CraveOnline: Would you have liked to do a fully explicit Anna Nicole Smith story?
Mary Harron: Yes, in an ideal world, yes, I would have. But, I was very happy just to have the chance to tell her story because it’s such a great story. In an ideal world, I would have showed more, would have been a bit raunchier because that’s what Anna was like. You always have to choose which story you’re telling about someone, so understanding the restrictions there were, Lifetime has parameters you have to work within of nudity and all the rest, language, this story that we’re telling is really the story that people don’t know which is the personal story, and most important story, of her and her son. That was her in a different mode.
If we saw “The Anna Nicole Show,” we saw she wasn’t the most articulate person. Was there a little bit of artistic license in the screenplay?
Yes, I mean I didn’t write the script but I think there was a little bit of artistic license. I also think though that in the reality show, a lot of the times she was on drugs at that point. So you’re not watching someone playing with a full deck really. Her speech was slurred and slow. If you look at earlier interviews, because she does sound different, we didn’t want the persona of the reality show to define [her] because that was very much that era of her.
Your movie does touch on Skyscraper. Would you have liked to include more about her acting career?
Yes, I wanted to include, in fact at one point I said to Agnes, because it wasn’t in the script.

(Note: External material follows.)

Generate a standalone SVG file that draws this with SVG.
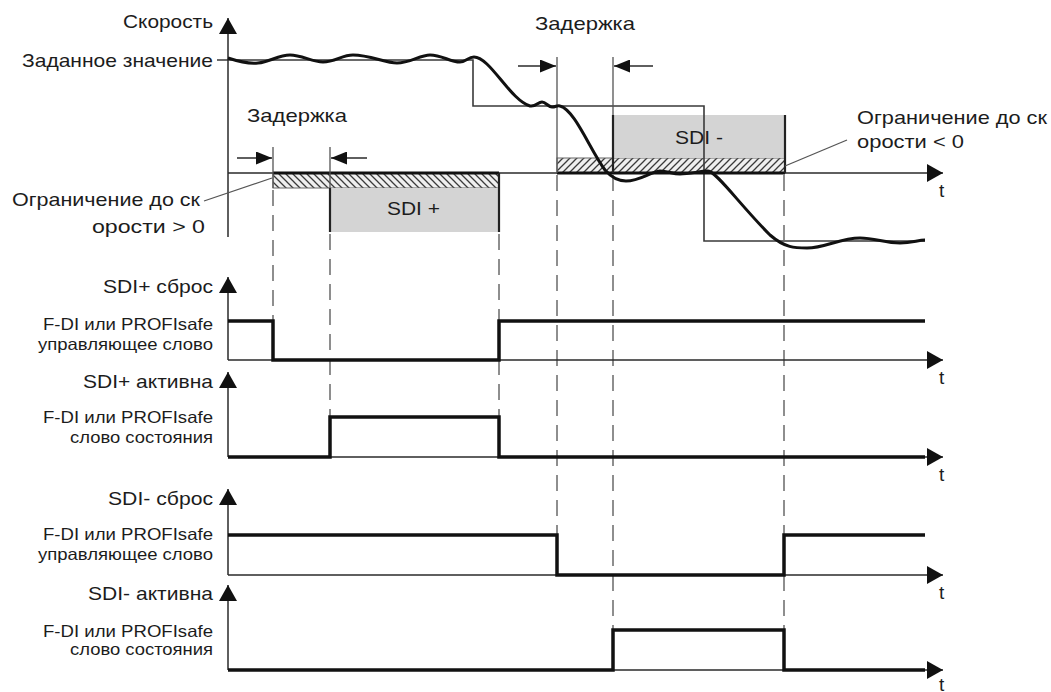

I went and looked at it online and thought, “This is fantastic. Oh my God, I want to recreate scenes from this.” We did talk about it. It was difficult though because we had such a tight filming schedule, but there was a point where I was trying to get that done. I thought that would be so fantastic.
Or how about when she was in Naked Gun 33 1/3?
Yes, yes, yes, it’s really funny because I was staying in the same hotel as the director of Naked Gun and I actually talked to him about it. He said that she was really sweet but she was also kind of drugged up then.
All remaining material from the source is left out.